Will you write out the data exactly, excluding every picture?
================
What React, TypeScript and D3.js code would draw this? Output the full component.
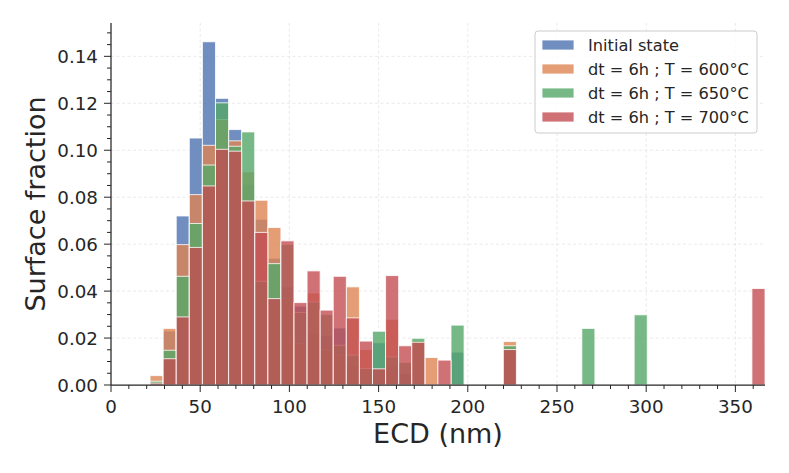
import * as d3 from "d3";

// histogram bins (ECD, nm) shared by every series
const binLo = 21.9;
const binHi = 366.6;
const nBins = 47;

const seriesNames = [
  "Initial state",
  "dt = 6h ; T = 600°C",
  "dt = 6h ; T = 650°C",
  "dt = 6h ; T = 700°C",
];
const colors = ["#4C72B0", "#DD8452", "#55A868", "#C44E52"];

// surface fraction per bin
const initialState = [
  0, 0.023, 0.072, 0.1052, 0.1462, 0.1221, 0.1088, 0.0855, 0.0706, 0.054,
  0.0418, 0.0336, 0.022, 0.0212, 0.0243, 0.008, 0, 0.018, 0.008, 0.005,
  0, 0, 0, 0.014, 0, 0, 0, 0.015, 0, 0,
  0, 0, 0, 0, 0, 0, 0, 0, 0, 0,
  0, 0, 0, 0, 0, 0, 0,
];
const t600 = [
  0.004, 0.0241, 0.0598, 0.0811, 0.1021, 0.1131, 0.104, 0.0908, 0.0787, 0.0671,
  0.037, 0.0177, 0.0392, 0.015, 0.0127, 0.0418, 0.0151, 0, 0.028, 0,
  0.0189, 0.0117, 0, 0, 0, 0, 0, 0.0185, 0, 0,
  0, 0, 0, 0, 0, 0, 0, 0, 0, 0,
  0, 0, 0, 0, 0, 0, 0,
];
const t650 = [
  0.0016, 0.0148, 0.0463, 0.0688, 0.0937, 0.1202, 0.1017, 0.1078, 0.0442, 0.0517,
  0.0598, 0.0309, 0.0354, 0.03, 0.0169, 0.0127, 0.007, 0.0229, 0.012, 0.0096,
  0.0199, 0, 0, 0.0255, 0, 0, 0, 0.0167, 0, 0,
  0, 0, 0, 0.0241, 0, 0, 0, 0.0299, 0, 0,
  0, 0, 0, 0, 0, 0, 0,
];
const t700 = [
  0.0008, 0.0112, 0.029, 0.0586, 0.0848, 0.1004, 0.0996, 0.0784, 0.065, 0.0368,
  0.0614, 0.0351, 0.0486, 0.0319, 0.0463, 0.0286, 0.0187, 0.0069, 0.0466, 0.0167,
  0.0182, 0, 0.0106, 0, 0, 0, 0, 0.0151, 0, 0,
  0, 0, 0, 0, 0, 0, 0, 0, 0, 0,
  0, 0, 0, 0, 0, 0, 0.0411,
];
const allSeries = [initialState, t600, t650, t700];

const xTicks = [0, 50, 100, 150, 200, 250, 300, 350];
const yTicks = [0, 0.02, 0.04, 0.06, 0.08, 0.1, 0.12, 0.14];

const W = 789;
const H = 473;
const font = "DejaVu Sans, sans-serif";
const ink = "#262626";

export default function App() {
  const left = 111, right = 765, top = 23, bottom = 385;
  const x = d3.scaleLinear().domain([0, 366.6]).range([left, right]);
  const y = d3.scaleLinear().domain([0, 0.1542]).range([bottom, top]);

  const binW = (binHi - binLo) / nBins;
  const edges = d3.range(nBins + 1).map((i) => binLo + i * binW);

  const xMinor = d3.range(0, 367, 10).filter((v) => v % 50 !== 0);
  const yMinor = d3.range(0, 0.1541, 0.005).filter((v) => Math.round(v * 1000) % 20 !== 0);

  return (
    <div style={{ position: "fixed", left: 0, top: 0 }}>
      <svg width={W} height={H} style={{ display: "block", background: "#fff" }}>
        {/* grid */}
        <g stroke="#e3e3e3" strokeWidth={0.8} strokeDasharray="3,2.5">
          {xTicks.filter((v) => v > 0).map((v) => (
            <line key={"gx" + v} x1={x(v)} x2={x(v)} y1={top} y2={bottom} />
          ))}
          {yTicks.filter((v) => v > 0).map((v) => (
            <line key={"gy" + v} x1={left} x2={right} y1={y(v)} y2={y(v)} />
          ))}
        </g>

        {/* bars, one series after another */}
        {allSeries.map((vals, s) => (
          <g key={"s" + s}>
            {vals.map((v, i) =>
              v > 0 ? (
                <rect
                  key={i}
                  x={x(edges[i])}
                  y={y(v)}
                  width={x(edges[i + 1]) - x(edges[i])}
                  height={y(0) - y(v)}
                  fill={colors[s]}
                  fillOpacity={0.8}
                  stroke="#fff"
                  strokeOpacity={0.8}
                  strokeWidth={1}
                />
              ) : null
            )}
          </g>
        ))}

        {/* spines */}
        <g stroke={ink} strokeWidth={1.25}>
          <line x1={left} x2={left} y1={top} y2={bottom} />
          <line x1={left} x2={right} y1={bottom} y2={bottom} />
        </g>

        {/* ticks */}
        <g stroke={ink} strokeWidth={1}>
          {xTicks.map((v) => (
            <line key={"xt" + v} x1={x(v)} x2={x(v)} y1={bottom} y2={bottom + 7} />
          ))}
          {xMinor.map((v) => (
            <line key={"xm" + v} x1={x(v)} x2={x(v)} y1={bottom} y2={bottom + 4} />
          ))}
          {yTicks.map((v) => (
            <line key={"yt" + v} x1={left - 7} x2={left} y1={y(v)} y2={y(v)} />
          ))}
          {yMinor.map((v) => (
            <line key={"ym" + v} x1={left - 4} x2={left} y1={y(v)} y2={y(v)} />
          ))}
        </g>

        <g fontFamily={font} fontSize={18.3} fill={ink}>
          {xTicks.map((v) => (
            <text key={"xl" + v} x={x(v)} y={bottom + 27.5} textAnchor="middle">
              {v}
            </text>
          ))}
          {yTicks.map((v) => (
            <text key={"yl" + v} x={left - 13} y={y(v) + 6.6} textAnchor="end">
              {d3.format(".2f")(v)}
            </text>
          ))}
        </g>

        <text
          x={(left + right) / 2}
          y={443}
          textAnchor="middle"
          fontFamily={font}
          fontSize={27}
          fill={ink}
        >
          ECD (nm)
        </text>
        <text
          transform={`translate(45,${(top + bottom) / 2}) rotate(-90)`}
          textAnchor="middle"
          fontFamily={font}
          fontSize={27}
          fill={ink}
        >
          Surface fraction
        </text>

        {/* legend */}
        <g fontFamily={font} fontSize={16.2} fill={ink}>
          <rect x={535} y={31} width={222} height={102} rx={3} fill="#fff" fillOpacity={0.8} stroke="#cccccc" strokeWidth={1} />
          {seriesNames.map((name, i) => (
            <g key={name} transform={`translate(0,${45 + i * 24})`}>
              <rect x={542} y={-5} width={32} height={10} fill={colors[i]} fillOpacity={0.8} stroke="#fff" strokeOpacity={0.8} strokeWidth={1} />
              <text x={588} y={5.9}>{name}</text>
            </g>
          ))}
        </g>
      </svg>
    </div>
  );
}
================
Response for this exercise:
What React, TypeScript and D3.js code would draw this? Output the full component.
import * as d3 from "d3";

// histogram bins (ECD, nm) shared by every series
const binLo = 21.9;
const binHi = 366.6;
const nBins = 47;

const seriesNames = [
  "Initial state",
  "dt = 6h ; T = 600°C",
  "dt = 6h ; T = 650°C",
  "dt = 6h ; T = 700°C",
];
const colors = ["#4C72B0", "#DD8452", "#55A868", "#C44E52"];

// surface fraction per bin
const initialState = [
  0, 0.023, 0.072, 0.1052, 0.1462, 0.1221, 0.1088, 0.0855, 0.0706, 0.054,
  0.0418, 0.0336, 0.022, 0.0212, 0.0243, 0.008, 0, 0.018, 0.008, 0.005,
  0, 0, 0, 0.014, 0, 0, 0, 0.015, 0, 0,
  0, 0, 0, 0, 0, 0, 0, 0, 0, 0,
  0, 0, 0, 0, 0, 0, 0,
];
const t600 = [
  0.004, 0.0241, 0.0598, 0.0811, 0.1021, 0.1131, 0.104, 0.0908, 0.0787, 0.0671,
  0.037, 0.0177, 0.0392, 0.015, 0.0127, 0.0418, 0.0151, 0, 0.028, 0,
  0.0189, 0.0117, 0, 0, 0, 0, 0, 0.0185, 0, 0,
  0, 0, 0, 0, 0, 0, 0, 0, 0, 0,
  0, 0, 0, 0, 0, 0, 0,
];
const t650 = [
  0.0016, 0.0148, 0.0463, 0.0688, 0.0937, 0.1202, 0.1017, 0.1078, 0.0442, 0.0517,
  0.0598, 0.0309, 0.0354, 0.03, 0.0169, 0.0127, 0.007, 0.0229, 0.012, 0.0096,
  0.0199, 0, 0, 0.0255, 0, 0, 0, 0.0167, 0, 0,
  0, 0, 0, 0.0241, 0, 0, 0, 0.0299, 0, 0,
  0, 0, 0, 0, 0, 0, 0,
];
const t700 = [
  0.0008, 0.0112, 0.029, 0.0586, 0.0848, 0.1004, 0.0996, 0.0784, 0.065, 0.0368,
  0.0614, 0.0351, 0.0486, 0.0319, 0.0463, 0.0286, 0.0187, 0.0069, 0.0466, 0.0167,
  0.0182, 0, 0.0106, 0, 0, 0, 0, 0.0151, 0, 0,
  0, 0, 0, 0, 0, 0, 0, 0, 0, 0,
  0, 0, 0, 0, 0, 0, 0.0411,
];
const allSeries = [initialState, t600, t650, t700];

const xTicks = [0, 50, 100, 150, 200, 250, 300, 350];
const yTicks = [0, 0.02, 0.04, 0.06, 0.08, 0.1, 0.12, 0.14];

const W = 789;
const H = 473;
const font = "DejaVu Sans, sans-serif";
const ink = "#262626";

export default function App() {
  const left = 111, right = 765, top = 23, bottom = 385;
  const x = d3.scaleLinear().domain([0, 366.6]).range([left, right]);
  const y = d3.scaleLinear().domain([0, 0.1542]).range([bottom, top]);

  const binW = (binHi - binLo) / nBins;
  const edges = d3.range(nBins + 1).map((i) => binLo + i * binW);

  const xMinor = d3.range(0, 367, 10).filter((v) => v % 50 !== 0);
  const yMinor = d3.range(0, 0.1541, 0.005).filter((v) => Math.round(v * 1000) % 20 !== 0);

  return (
    <div style={{ position: "fixed", left: 0, top: 0 }}>
      <svg width={W} height={H} style={{ display: "block", background: "#fff" }}>
        {/* grid */}
        <g stroke="#e3e3e3" strokeWidth={0.8} strokeDasharray="3,2.5">
          {xTicks.filter((v) => v > 0).map((v) => (
            <line key={"gx" + v} x1={x(v)} x2={x(v)} y1={top} y2={bottom} />
          ))}
          {yTicks.filter((v) => v > 0).map((v) => (
            <line key={"gy" + v} x1={left} x2={right} y1={y(v)} y2={y(v)} />
          ))}
        </g>

        {/* bars, one series after another */}
        {allSeries.map((vals, s) => (
          <g key={"s" + s}>
            {vals.map((v, i) =>
              v > 0 ? (
                <rect
                  key={i}
                  x={x(edges[i])}
                  y={y(v)}
                  width={x(edges[i + 1]) - x(edges[i])}
                  height={y(0) - y(v)}
                  fill={colors[s]}
                  fillOpacity={0.8}
                  stroke="#fff"
                  strokeOpacity={0.8}
                  strokeWidth={1}
                />
              ) : null
            )}
          </g>
        ))}

        {/* spines */}
        <g stroke={ink} strokeWidth={1.25}>
          <line x1={left} x2={left} y1={top} y2={bottom} />
          <line x1={left} x2={right} y1={bottom} y2={bottom} />
        </g>

        {/* ticks */}
        <g stroke={ink} strokeWidth={1}>
          {xTicks.map((v) => (
            <line key={"xt" + v} x1={x(v)} x2={x(v)} y1={bottom} y2={bottom + 7} />
          ))}
          {xMinor.map((v) => (
            <line key={"xm" + v} x1={x(v)} x2={x(v)} y1={bottom} y2={bottom + 4} />
          ))}
          {yTicks.map((v) => (
            <line key={"yt" + v} x1={left - 7} x2={left} y1={y(v)} y2={y(v)} />
          ))}
          {yMinor.map((v) => (
            <line key={"ym" + v} x1={left - 4} x2={left} y1={y(v)} y2={y(v)} />
          ))}
        </g>

        <g fontFamily={font} fontSize={18.3} fill={ink}>
          {xTicks.map((v) => (
            <text key={"xl" + v} x={x(v)} y={bottom + 27.5} textAnchor="middle">
              {v}
            </text>
          ))}
          {yTicks.map((v) => (
            <text key={"yl" + v} x={left - 13} y={y(v) + 6.6} textAnchor="end">
              {d3.format(".2f")(v)}
            </text>
          ))}
        </g>

        <text
          x={(left + right) / 2}
          y={443}
          textAnchor="middle"
          fontFamily={font}
          fontSize={27}
          fill={ink}
        >
          ECD (nm)
        </text>
        <text
          transform={`translate(45,${(top + bottom) / 2}) rotate(-90)`}
          textAnchor="middle"
          fontFamily={font}
          fontSize={27}
          fill={ink}
        >
          Surface fraction
        </text>

        {/* legend */}
        <g fontFamily={font} fontSize={16.2} fill={ink}>
          <rect x={535} y={31} width={222} height={102} rx={3} fill="#fff" fillOpacity={0.8} stroke="#cccccc" strokeWidth={1} />
          {seriesNames.map((name, i) => (
            <g key={name} transform={`translate(0,${45 + i * 24})`}>
              <rect x={542} y={-5} width={32} height={10} fill={colors[i]} fillOpacity={0.8} stroke="#fff" strokeOpacity={0.8} strokeWidth={1} />
              <text x={588} y={5.9}>{name}</text>
            </g>
          ))}
        </g>
      </svg>
    </div>
  );
}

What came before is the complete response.